▶ SHORT PROBLEM
Do not copy the pictures; transcribe all other material exactly.

** begin **

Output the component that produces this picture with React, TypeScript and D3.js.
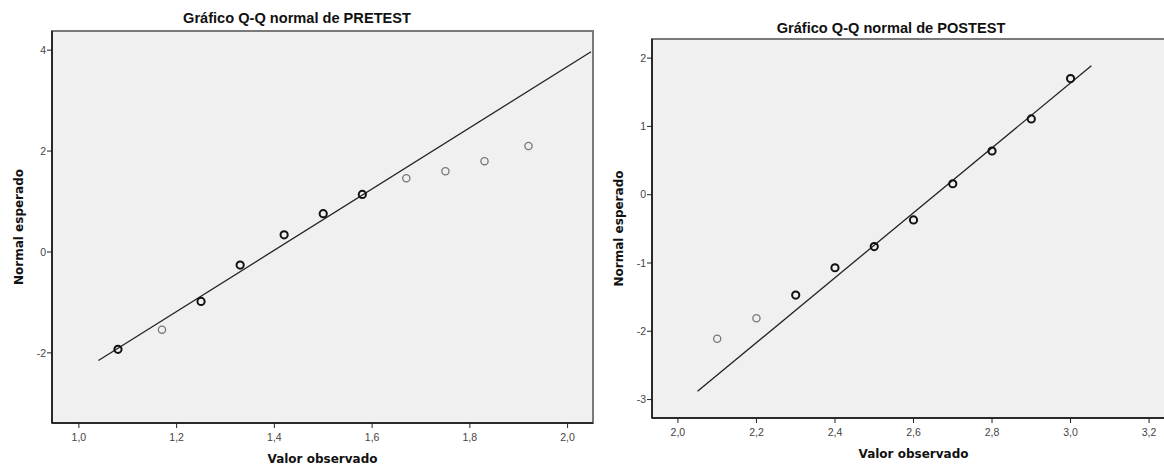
import React from "react";
import * as d3 from "d3";

// PRETEST: observed value, expected normal, number of tied cases
const preObserved = [1.08, 1.17, 1.25, 1.33, 1.42, 1.5, 1.58, 1.67, 1.75, 1.83, 1.92];
const preExpected = [-1.93, -1.54, -0.98, -0.26, 0.34, 0.76, 1.14, 1.46, 1.6, 1.8, 2.1];
const preTies = [2, 1, 2, 3, 2, 2, 2, 1, 1, 1, 1];
const preLine = [[1.04, -2.15], [2.048, 3.97]];
const preXTicks = [1.0, 1.2, 1.4, 1.6, 1.8, 2.0];
const preYTicks = [-2, 0, 2, 4];

// POSTEST
const postObserved = [2.1, 2.2, 2.3, 2.4, 2.5, 2.6, 2.7, 2.8, 2.9, 3.0];
const postExpected = [-2.11, -1.81, -1.47, -1.07, -0.76, -0.37, 0.16, 0.64, 1.11, 1.7];
const postTies = [1, 1, 2, 2, 2, 2, 2, 2, 2, 2];
const postLine = [[2.05, -2.88], [3.053, 1.89]];
const postXTicks = [2.0, 2.2, 2.4, 2.6, 2.8, 3.0, 3.2];
const postYTicks = [-3, -2, -1, 0, 1, 2];

const fmt = (v: number, dec: number) => v.toFixed(dec).replace(".", ",");

type PanelProps = {
  title: string;
  titleX: number;
  titleY: number;
  box: { x0: number; x1: number; y0: number; y1: number };
  xDomain: [number, number];
  yDomain: [number, number];
  obs: number[];
  exp: number[];
  ties: number[];
  line: number[][];
  xTicks: number[];
  yTicks: number[];
  yLabelX: number;
};

function QQPanel(p: PanelProps) {
  const { box } = p;
  const x = d3.scaleLinear().domain(p.xDomain).range([box.x0, box.x1]);
  const y = d3.scaleLinear().domain(p.yDomain).range([box.y1, box.y0]);
  const lineGen = d3
    .line<number[]>()
    .x((d) => x(d[0]))
    .y((d) => y(d[1]));
  const cx = (box.x0 + box.x1) / 2;
  const cy = (box.y0 + box.y1) / 2;
  const tickFont = "'Liberation Sans', Arial, sans-serif";
  const labelFont = "'DejaVu Sans', sans-serif";

  return (
    <g>
      <text
        x={p.titleX}
        y={p.titleY}
        textAnchor="middle"
        fontFamily={tickFont}
        fontWeight="bold"
        fontSize={14.6}
        fill="#111"
      >
        {p.title}
      </text>
      <rect
        x={box.x0}
        y={box.y0}
        width={box.x1 - box.x0}
        height={box.y1 - box.y0}
        fill="#f0f0f0"
        stroke="#7a7a7a"
        strokeWidth={2}
      />
      {/* left and bottom axis lines */}
      <line x1={box.x0} x2={box.x0} y1={box.y0} y2={box.y1} stroke="#111" strokeWidth={1.5} />
      <line x1={box.x0} x2={box.x1} y1={box.y1} y2={box.y1} stroke="#111" strokeWidth={1.5} />

      {p.yTicks.map((t) => (
        <g key={"y" + t}>
          <line x1={box.x0 - 5} x2={box.x0} y1={y(t)} y2={y(t)} stroke="#222" strokeWidth={1} />
          <text
            x={box.x0 - 6}
            y={y(t)}
            dy="0.35em"
            textAnchor="end"
            fontFamily={tickFont}
            fontSize={10.5}
            fill="#444"
          >
            {t}
          </text>
        </g>
      ))}
      {p.xTicks.map((t) => (
        <g key={"x" + t}>
          <line x1={x(t)} x2={x(t)} y1={box.y1} y2={box.y1 + 5} stroke="#222" strokeWidth={1} />
          <text
            x={x(t)}
            y={box.y1 + 18}
            textAnchor="middle"
            fontFamily={tickFont}
            fontSize={10.5}
            fill="#444"
          >
            {fmt(t, 1)}
          </text>
        </g>
      ))}

      <path d={lineGen(p.line) || ""} fill="none" stroke="#222" strokeWidth={1.3} />

      {p.obs.map((o, i) => (
        <circle
          key={"pt" + i}
          cx={x(o)}
          cy={y(p.exp[i])}
          r={3.6}
          fill="none"
          stroke={p.ties[i] > 1 ? "#111" : "#777"}
          strokeWidth={p.ties[i] > 1 ? 2 : 1.3}
        />
      ))}

      <text
        x={cx}
        y={box.y1 + 40}
        textAnchor="middle"
        fontFamily={labelFont}
        fontWeight="bold"
        fontSize={12}
        fill="#111"
      >
        Valor observado
      </text>
      <text
        transform={`translate(${p.yLabelX},${cy}) rotate(-90)`}
        textAnchor="middle"
        dy="0.35em"
        fontFamily={labelFont}
        fontWeight="bold"
        fontSize={12}
        fill="#111"
      >
        Normal esperado
      </text>
    </g>
  );
}

export default function App() {
  return (
    <svg
      width={1164}
      height={467}
      style={{ position: "absolute", left: 0, top: 0, background: "#fff" }}
    >
      <QQPanel
        title="Gráfico Q-Q normal de PRETEST"
        titleX={297}
        titleY={23}
        box={{ x0: 52, x1: 593, y0: 31, y1: 423 }}
        xDomain={[0.945, 2.052]}
        yDomain={[-3.39, 4.38]}
        obs={preObserved}
        exp={preExpected}
        ties={preTies}
        line={preLine}
        xTicks={preXTicks}
        yTicks={preYTicks}
        yLabelX={19}
      />
      <QQPanel
        title="Gráfico Q-Q normal de POSTEST"
        titleX={891}
        titleY={33}
        box={{ x0: 652, x1: 1175, y0: 39, y1: 418 }}
        xDomain={[1.934, 3.266]}
        yDomain={[-3.27, 2.28]}
        obs={postObserved}
        exp={postExpected}
        ties={postTies}
        line={postLine}
        xTicks={postXTicks}
        yTicks={postYTicks}
        yLabelX={619}
      />
    </svg>
  );
}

** end **

▶ RESPONSE FOR THIS EXERCISE
Output the component that produces this picture with React, TypeScript and D3.js.
import React from "react";
import * as d3 from "d3";

// PRETEST: observed value, expected normal, number of tied cases
const preObserved = [1.08, 1.17, 1.25, 1.33, 1.42, 1.5, 1.58, 1.67, 1.75, 1.83, 1.92];
const preExpected = [-1.93, -1.54, -0.98, -0.26, 0.34, 0.76, 1.14, 1.46, 1.6, 1.8, 2.1];
const preTies = [2, 1, 2, 3, 2, 2, 2, 1, 1, 1, 1];
const preLine = [[1.04, -2.15], [2.048, 3.97]];
const preXTicks = [1.0, 1.2, 1.4, 1.6, 1.8, 2.0];
const preYTicks = [-2, 0, 2, 4];

// POSTEST
const postObserved = [2.1, 2.2, 2.3, 2.4, 2.5, 2.6, 2.7, 2.8, 2.9, 3.0];
const postExpected = [-2.11, -1.81, -1.47, -1.07, -0.76, -0.37, 0.16, 0.64, 1.11, 1.7];
const postTies = [1, 1, 2, 2, 2, 2, 2, 2, 2, 2];
const postLine = [[2.05, -2.88], [3.053, 1.89]];
const postXTicks = [2.0, 2.2, 2.4, 2.6, 2.8, 3.0, 3.2];
const postYTicks = [-3, -2, -1, 0, 1, 2];

const fmt = (v: number, dec: number) => v.toFixed(dec).replace(".", ",");

type PanelProps = {
  title: string;
  titleX: number;
  titleY: number;
  box: { x0: number; x1: number; y0: number; y1: number };
  xDomain: [number, number];
  yDomain: [number, number];
  obs: number[];
  exp: number[];
  ties: number[];
  line: number[][];
  xTicks: number[];
  yTicks: number[];
  yLabelX: number;
};

function QQPanel(p: PanelProps) {
  const { box } = p;
  const x = d3.scaleLinear().domain(p.xDomain).range([box.x0, box.x1]);
  const y = d3.scaleLinear().domain(p.yDomain).range([box.y1, box.y0]);
  const lineGen = d3
    .line<number[]>()
    .x((d) => x(d[0]))
    .y((d) => y(d[1]));
  const cx = (box.x0 + box.x1) / 2;
  const cy = (box.y0 + box.y1) / 2;
  const tickFont = "'Liberation Sans', Arial, sans-serif";
  const labelFont = "'DejaVu Sans', sans-serif";

  return (
    <g>
      <text
        x={p.titleX}
        y={p.titleY}
        textAnchor="middle"
        fontFamily={tickFont}
        fontWeight="bold"
        fontSize={14.6}
        fill="#111"
      >
        {p.title}
      </text>
      <rect
        x={box.x0}
        y={box.y0}
        width={box.x1 - box.x0}
        height={box.y1 - box.y0}
        fill="#f0f0f0"
        stroke="#7a7a7a"
        strokeWidth={2}
      />
      {/* left and bottom axis lines */}
      <line x1={box.x0} x2={box.x0} y1={box.y0} y2={box.y1} stroke="#111" strokeWidth={1.5} />
      <line x1={box.x0} x2={box.x1} y1={box.y1} y2={box.y1} stroke="#111" strokeWidth={1.5} />

      {p.yTicks.map((t) => (
        <g key={"y" + t}>
          <line x1={box.x0 - 5} x2={box.x0} y1={y(t)} y2={y(t)} stroke="#222" strokeWidth={1} />
          <text
            x={box.x0 - 6}
            y={y(t)}
            dy="0.35em"
            textAnchor="end"
            fontFamily={tickFont}
            fontSize={10.5}
            fill="#444"
          >
            {t}
          </text>
        </g>
      ))}
      {p.xTicks.map((t) => (
        <g key={"x" + t}>
          <line x1={x(t)} x2={x(t)} y1={box.y1} y2={box.y1 + 5} stroke="#222" strokeWidth={1} />
          <text
            x={x(t)}
            y={box.y1 + 18}
            textAnchor="middle"
            fontFamily={tickFont}
            fontSize={10.5}
            fill="#444"
          >
            {fmt(t, 1)}
          </text>
        </g>
      ))}

      <path d={lineGen(p.line) || ""} fill="none" stroke="#222" strokeWidth={1.3} />

      {p.obs.map((o, i) => (
        <circle
          key={"pt" + i}
          cx={x(o)}
          cy={y(p.exp[i])}
          r={3.6}
          fill="none"
          stroke={p.ties[i] > 1 ? "#111" : "#777"}
          strokeWidth={p.ties[i] > 1 ? 2 : 1.3}
        />
      ))}

      <text
        x={cx}
        y={box.y1 + 40}
        textAnchor="middle"
        fontFamily={labelFont}
        fontWeight="bold"
        fontSize={12}
        fill="#111"
      >
        Valor observado
      </text>
      <text
        transform={`translate(${p.yLabelX},${cy}) rotate(-90)`}
        textAnchor="middle"
        dy="0.35em"
        fontFamily={labelFont}
        fontWeight="bold"
        fontSize={12}
        fill="#111"
      >
        Normal esperado
      </text>
    </g>
  );
}

export default function App() {
  return (
    <svg
      width={1164}
      height={467}
      style={{ position: "absolute", left: 0, top: 0, background: "#fff" }}
    >
      <QQPanel
        title="Gráfico Q-Q normal de PRETEST"
        titleX={297}
        titleY={23}
        box={{ x0: 52, x1: 593, y0: 31, y1: 423 }}
        xDomain={[0.945, 2.052]}
        yDomain={[-3.39, 4.38]}
        obs={preObserved}
        exp={preExpected}
        ties={preTies}
        line={preLine}
        xTicks={preXTicks}
        yTicks={preYTicks}
        yLabelX={19}
      />
      <QQPanel
        title="Gráfico Q-Q normal de POSTEST"
        titleX={891}
        titleY={33}
        box={{ x0: 652, x1: 1175, y0: 39, y1: 418 }}
        xDomain={[1.934, 3.266]}
        yDomain={[-3.27, 2.28]}
        obs={postObserved}
        exp={postExpected}
        ties={postTies}
        line={postLine}
        xTicks={postXTicks}
        yTicks={postYTicks}
        yLabelX={619}
      />
    </svg>
  );
}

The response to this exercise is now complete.